Another issue is how to price green financial products. With interest rates in some cases lower than 1 percent on green loans, banks are risking creating a self-induced race to the bottom. What happens when all cars are electric?

To ensure that this strategy is an ongoing means to differentiation and profitability, financial institutions need to continuously innovate their green offering to stay ahead. In general, when (re)designing products, sustainable as well as traditional, it’s crucial to have a deep understanding of your different customer segments and to identify their needs, preferences, and willingness to pay.

3. Sustainable advisors

The interest and attention on the topic of sustainability and ESG will only increase going forward. This implies both new challenges and opportunities for companies.

From August 2022, the MiFID II regulation will require investment advisors to start assessing customers’ sustainability preference as part of suitability assessments. We believe that while adapting to the new requirements will imply new challenges for many companies, it should also be viewed as a strategic opportunity.

Financial service companies will play a pivotal role in the global shift toward sustainability. By helping customers make more sustainable investments and consumption choices – from offering expert advisory services to supporting digital tools – financial service companies can become the sustainability advisors of tomorrow. 

Some banks have already started this journey. In the Nordics, Nykredit bank has put all their advisors in the agricultural segments through a climate education. This education is also offered to farmers along with a climate tool that will give each farmer an up-to-date status of their farm’s climate impact and calculate the effect of different, possible climate actions.

In personal banking Novus bank helps customers track individual carbon footprint based on spend and provides advice and alternatives for more sustainable spend.

Although there exists a fine line between moralizing customers and providing sustainability advice and solutions, it’s an opportunity for banks and other financial service companies that, in our opinion, is too good to pass. This is the time to shine for the banks and financial institutions that manage to fulfill the needs of the sustainable consumer via a holistic product and service offering.

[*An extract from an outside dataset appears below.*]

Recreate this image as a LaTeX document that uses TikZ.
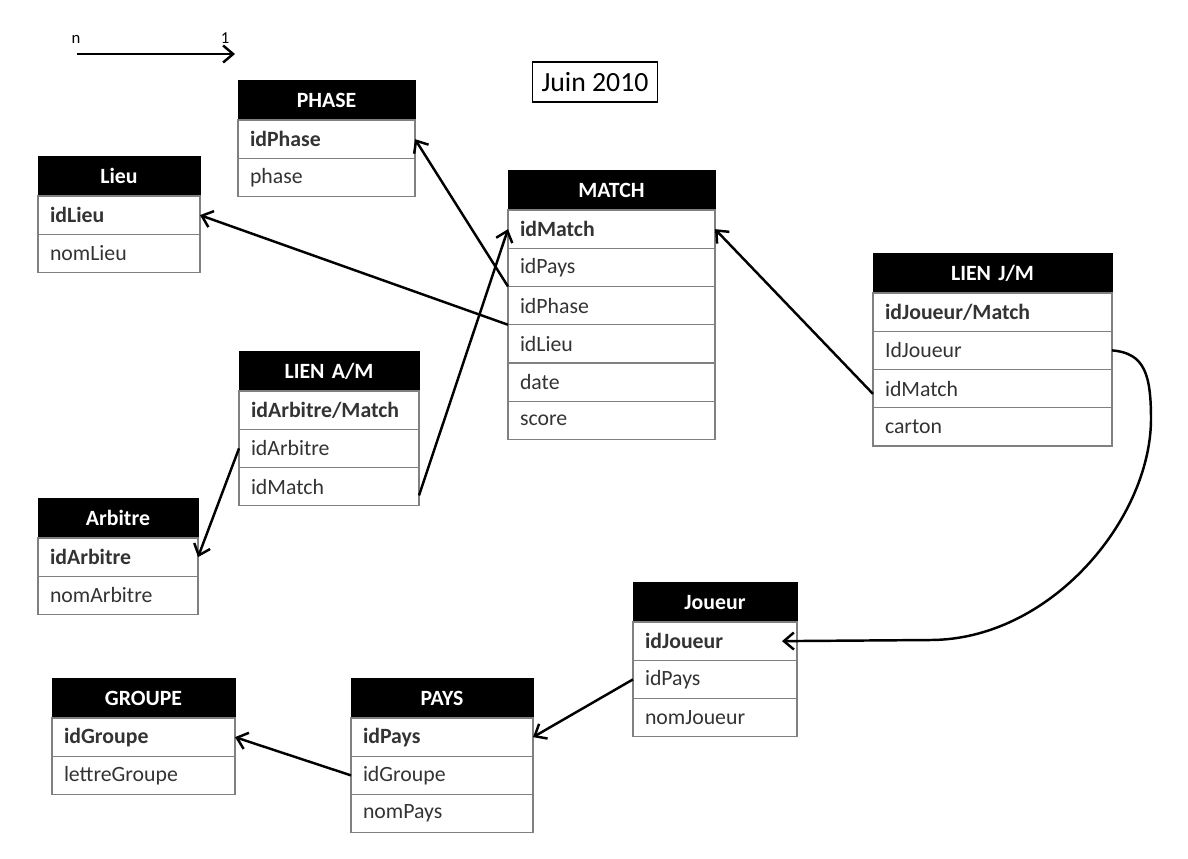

Reaction vs. action: The winners of tomorrow

The sustainability initiatives we’re currently seeing in the financial service industry is a first step down a long road ahead. The winners will be the companies that manage not only to react to but to act on the challenges and opportunities presented by sustainability. These are companies that manage to visualize and execute innovative sustainability initiatives that meet the future needs of their customers.

In our opinion, adapting to sustainability should not only be an imperative for long-term profitability and viability, but also an opportunity too valuable to pass.